Developing a financial plan and an investment strategy are closely bound up together. Financial planning is the process of recording one's assets, liabilities and investments. Investment strategy is the process of establishing one's financial goals and objectives. Since there are so many investment vehicles to chose from (for example, mutual funds, stocks, bonds, and guaranteed investment certificates ("GIC")) it is essential to learn which investments offer the most attractive rates of return given an individual's specific needs, goals and objectives.
Rates of return vary with the type of vehicle chosen. It is important to understand the kinds of returns that Canadians have been used to , and the kinds of return that the different vehicles offer. This ensures that an investor's expectations are realistic. The financial planning process should be include a "needs analysis". The investment planning process should result in some specific investment strategies. It is also important to develop a financial plan and investment strategy that take advantage of Canada's strong economic position in the G7. The fundamentals of the Canadian economy currently look bright, and the longer term prospects are also very promising. The value of a sound investment programme must be put in the context of this positive outlook. Essentially, a strengthening Canadian dollar accompanied by a low interest environment and a low inflation environment lay foundation for continued slow steady growth. At each stage of an economic cycle there are specific investment opportunities, strategies and risks that need to be considered.
Once the risks the investor is willing to take are identified, the investor can identify his or her long term and short term goals. The long term goal for most Canadians is to maximize their RRSP savings. A great deal of discussion has recently focused on the fact that there will be inadequate funds from the government to supplement the retirement needs of Canadians. How a portfolio is invested, therefore, will be very important. Juxtaposed to the long term needs of retirement is the need for real estate. Most Canadians have a mortgage to worry about. mortgage and RRSP requirements reinforce the importance of a financial plan.
Many people do not know how much they are worth, since they fail to realize the debt levels they have accumulated - for example, in mortgages, car loans, credit cards, and money borrowed to set up a business or to make investments. Once people understand what they are actually worth they understand the importance of establishing specific goals and objectives. A net worth statement will also show the assets and specific ownership of these assets. The financial plan highlights what amount of liquid cash is available, what amount is in short term investments and what amount is in long term investments (such as shares and bonds). A net worth statement is one aspect of the financial plan. itemizing daily expenses and yearly expenses in another. ideally, the earnings capability of an individual or family should match their expenses. If not, lifestyle changes should be implemented in order to reduce expenses. Moreover, early retirement is an option which more and more Canadians would like to have open to them. to ensure adequate funds are available for early retirement, some portion of an individual's salary must be regularly put aside.
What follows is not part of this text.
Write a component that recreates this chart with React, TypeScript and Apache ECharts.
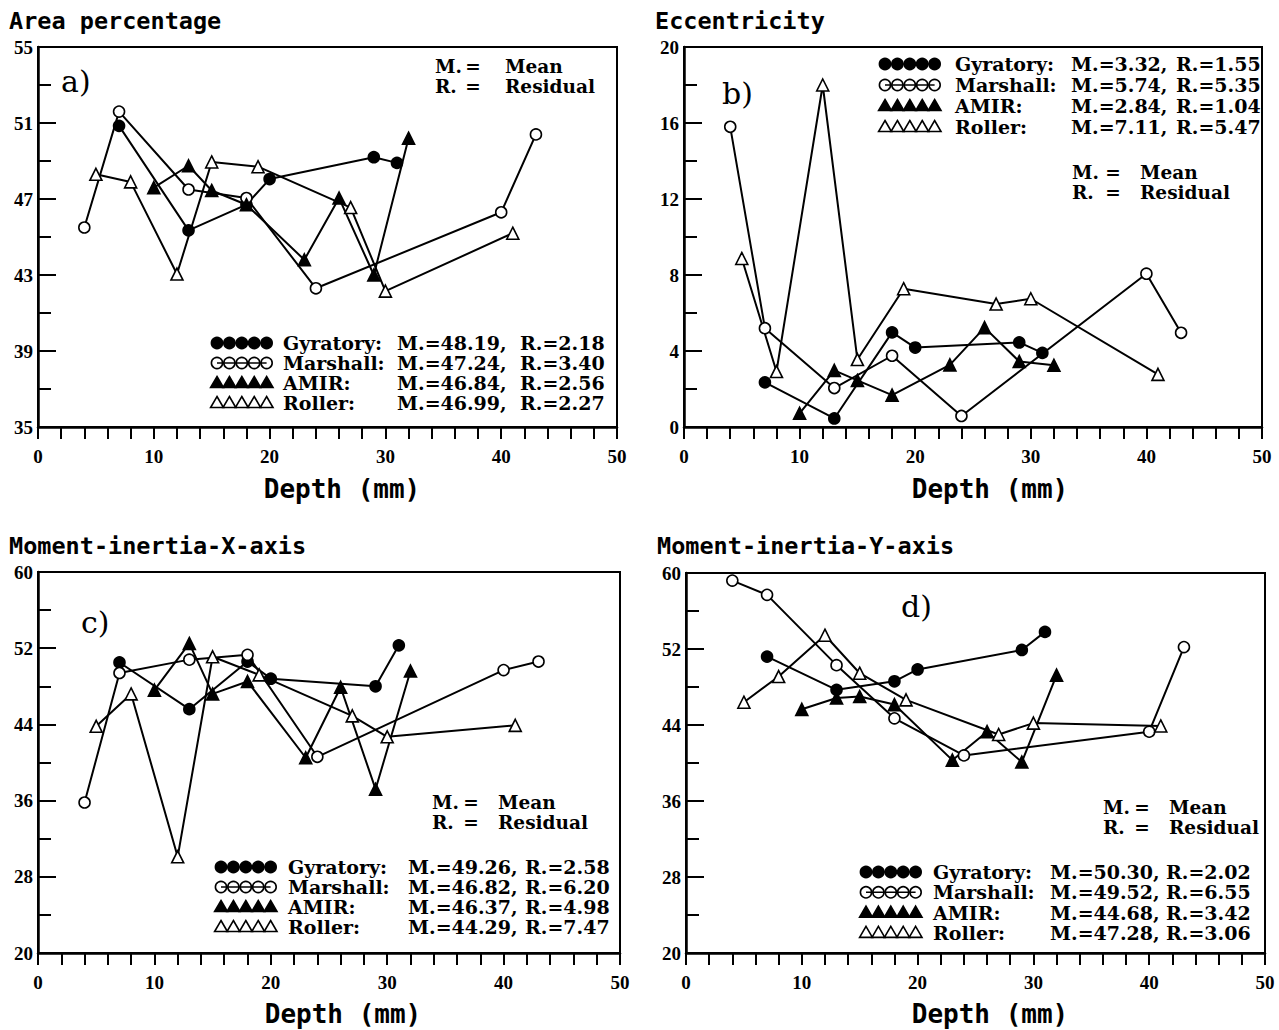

The next step in the investment process is to evaluate an investor's short-term and long term goals. This is called "life cycle investing". As a general rule, different investments appeal to different age groups and different income levels. Up to age of 35, an investor is starting a career and building net worth. Cash is usually required to buy the first house and pay mortgage. If excess funds are available, the RRSP should be the main priority. At this age, growth is the main objective to building wealth. Up to age of 55, expenses usually decline as income and saving increase. With additional discretionary income, the main objective is capital appreciation and minimization of tax in the peak earning years. the main priority is to build a retirement nest egg. A balanced portfolio will have appropriate mix of bonds and shares. In the peak earnings years and the retirement years, safety becomes increasingly important. The main priority tends to be fixed income since no income is coming in. Some equity exposure is still important to protect purchasing power against its erosion through inflation.
The real question is how to increase net worth. The following are suggested guidelines:
1. establish a time horizon - how many years until retirement;
2. Establish a comfort level with different types of investments;
3. Put aside money from salary - establish a regular investing programme;
4. Reduce debt - regular payments on mortgages or loans increase net worth and reduce loans;
To build wealth there are four main issues which need to be addressed:
1. Rate of return expectations should reflect the degree of risk;
2. Time to compound;
3. Initial investment;
4. Timing of investment programme including regular contributions to RRSP.
Establishing financial goals at each age is important since goals and objectives change as income levels change. there are three main groups of investors:
1. those requiring income and safety of principal;
2. Those requiring some growth with income and safety of principal;
3. Those requiring growth.
Each category has a different time frame. The investor with excess cash after expenses will generally want long term investments. The investor requiring income may have insufficient funds to invest for the long term. It is a good idea for investors to define their level of financial security - what amount of income provides financial security? Will $75,000 or $100,000 provide financial security? If for example, an investor wants $60,000 of income annually then he needs to have assets of $750,000 yielding 8% annually.